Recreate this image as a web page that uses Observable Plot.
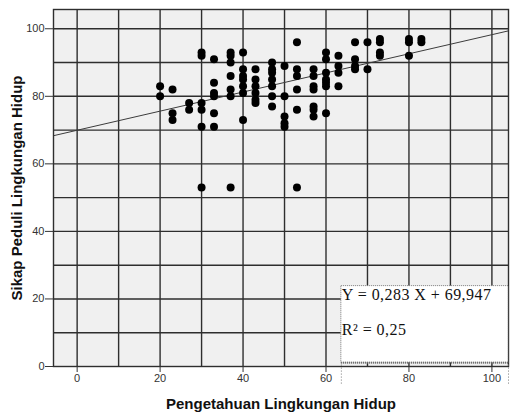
<!DOCTYPE html>
<html><head><meta charset="utf-8">
<script src="https://cdn.jsdelivr.net/npm/d3@7"></script>
<script src="https://cdn.jsdelivr.net/npm/@observablehq/plot@0.6"></script>
<style>body{margin:0;background:#fff}</style>
</head><body><div id="chart"></div>
<script>
// Data
const knowledge = [
  20,20,
  23,23,23,
  27,27,
  30,30,30,30,30,30,
  33,33,33,33,33,33,
  37,37,37,37,37,37,37,
  40,40,40,40,40,40,40,
  43,43,43,43,43,43,
  47,47,47,47,47,47,47,
  50,50,50,50,50,
  53,53,53,53,53,53,
  57,57,57,57,57,57,57,
  60,60,60,60,60,60,60,
  63,63,63,63,
  67,67,67,67,
  70,70,
  73,73,73,73,
  80,80,80,
  83,83
];
const attitude = [
  83,80,
  82,75,73,
  78,76,
  93,92,78,76,71,53,
  91,84,81,80,75,71,
  93,92,90,86,82,80,53,
  93,88,86,85,83,81,73,
  88,85,83,81,79,78,
  90,88,87,85,83,80,77,
  89,80,74,72,71,
  96,88,86,82,76,53,
  88,86,83,82,77,76,74,
  93,91,87,85,84,83,75,
  92,89,87,83,
  96,91,89,88,
  96,88,
  97,96,93,92,
  97,96,92,
  97,96
];
const slope = 0.283;
const intercept = 69.947;
const xDomain = [-5.7, 104];
const yDomain = [0, 105.7];
const xTicks = [0, 20, 40, 60, 80, 100];
const yTicks = [0, 20, 40, 60, 80, 100];
const xGrid = [0, 10, 20, 30, 40, 50, 60, 70, 80, 90, 100];
const yGrid = [10, 20, 30, 40, 50, 60, 70, 80, 90, 100];
const xTitle = "Pengetahuan Lingkungan Hidup";
const yTitle = "Sikap Peduli Lingkungan Hidup";
const eqLabels = ["Y = 0,283 X + 69,947", "R² = 0,25"];
// annotation box (data units)
const boxX = [63.7, 104];
const boxY = [1.1, 23.8];
const boxTail = -5.2;
const eqY = [19.8, 9.2];

const points = knowledge.map((k, i) => ({k, a: attitude[i]}));
const fit = xDomain.map(x => ({x, y: intercept + slope * x}));

const chart = Plot.plot({
  width: 511,
  height: 412,
  marginLeft: 53,
  marginRight: 3,
  marginTop: 9,
  marginBottom: 46,
  x: {domain: xDomain},
  y: {domain: yDomain},
  style: {fontFamily: "'Liberation Sans', Arial, sans-serif", background: "white", overflow: "visible"},
  marks: [
    Plot.frame({fill: "#f0f0f0", stroke: null}),
    Plot.ruleX(xGrid, {stroke: "#2e2e2e", strokeWidth: 1.4}),
    Plot.ruleY(yGrid, {stroke: "#2e2e2e", strokeWidth: 1.4}),
    Plot.line(fit, {x: "x", y: "y", stroke: "#3c3c3c", strokeWidth: 1}),
    Plot.dot(points, {x: "k", y: "a", r: 4, fill: "black", stroke: null}),
    Plot.frame({stroke: "#2e2e2e", strokeWidth: 1.4}),
    Plot.rect([0], {x1: boxX[0], x2: boxX[1], y1: boxY[0], y2: boxY[1], fill: "white", stroke: "#777", strokeDasharray: "1,1"}),
    Plot.ruleY([0], {x1: boxX[0], x2: boxX[1], y: boxY[0], stroke: "#666", strokeWidth: 2, strokeDasharray: "1,1"}),
    Plot.ruleX(boxX, {x: d => d, y1: boxTail, y2: boxY[0], stroke: "#777", strokeDasharray: "1,2"}),
    Plot.text(eqLabels, {x: boxX[0], y: (d, i) => eqY[i], text: d => d, textAnchor: "start", lineAnchor: "bottom", fontFamily: "'Liberation Serif', 'Times New Roman', serif", fontSize: 16, fill: "#111", dx: 0.5, className: "eq"}),
    Plot.axisX({ticks: xTicks, tickSize: 6, tickPadding: 1.5, fontSize: 11, color: "#333", label: null}),
    Plot.axisY({ticks: yTicks, tickSize: 8, tickPadding: 1, fontSize: 11, color: "#333", label: null}),
    Plot.text([xTitle], {frameAnchor: "bottom", dy: 42, lineAnchor: "bottom", textAnchor: "middle", fontSize: 15, fontWeight: "bold", fill: "#111"}),
    Plot.text([yTitle], {frameAnchor: "left", dx: -32, rotate: -90, lineAnchor: "bottom", textAnchor: "middle", fontSize: 15, fontWeight: "bold", fill: "#111"})
  ]
});
d3.select(chart).selectAll("g.eq text").style("letter-spacing", "0.45px");
document.getElementById("chart").appendChild(chart);
</script>
</body></html>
=======
- _REQUEST_
Reproduce the material above exactly, first line through the line that contains "const fit = xDomain.map(x", minus the pictures.

- _FULL RESPONSE_
Recreate this image as a web page that uses Observable Plot.
<!DOCTYPE html>
<html><head><meta charset="utf-8">
<script src="https://cdn.jsdelivr.net/npm/d3@7"></script>
<script src="https://cdn.jsdelivr.net/npm/@observablehq/plot@0.6"></script>
<style>body{margin:0;background:#fff}</style>
</head><body><div id="chart"></div>
<script>
// Data
const knowledge = [
  20,20,
  23,23,23,
  27,27,
  30,30,30,30,30,30,
  33,33,33,33,33,33,
  37,37,37,37,37,37,37,
  40,40,40,40,40,40,40,
  43,43,43,43,43,43,
  47,47,47,47,47,47,47,
  50,50,50,50,50,
  53,53,53,53,53,53,
  57,57,57,57,57,57,57,
  60,60,60,60,60,60,60,
  63,63,63,63,
  67,67,67,67,
  70,70,
  73,73,73,73,
  80,80,80,
  83,83
];
const attitude = [
  83,80,
  82,75,73,
  78,76,
  93,92,78,76,71,53,
  91,84,81,80,75,71,
  93,92,90,86,82,80,53,
  93,88,86,85,83,81,73,
  88,85,83,81,79,78,
  90,88,87,85,83,80,77,
  89,80,74,72,71,
  96,88,86,82,76,53,
  88,86,83,82,77,76,74,
  93,91,87,85,84,83,75,
  92,89,87,83,
  96,91,89,88,
  96,88,
  97,96,93,92,
  97,96,92,
  97,96
];
const slope = 0.283;
const intercept = 69.947;
const xDomain = [-5.7, 104];
const yDomain = [0, 105.7];
const xTicks = [0, 20, 40, 60, 80, 100];
const yTicks = [0, 20, 40, 60, 80, 100];
const xGrid = [0, 10, 20, 30, 40, 50, 60, 70, 80, 90, 100];
const yGrid = [10, 20, 30, 40, 50, 60, 70, 80, 90, 100];
const xTitle = "Pengetahuan Lingkungan Hidup";
const yTitle = "Sikap Peduli Lingkungan Hidup";
const eqLabels = ["Y = 0,283 X + 69,947", "R² = 0,25"];
// annotation box (data units)
const boxX = [63.7, 104];
const boxY = [1.1, 23.8];
const boxTail = -5.2;
const eqY = [19.8, 9.2];

const points = knowledge.map((k, i) => ({k, a: attitude[i]}));
const fit = xDomain.map(x => ({x, y: intercept + slope * x}));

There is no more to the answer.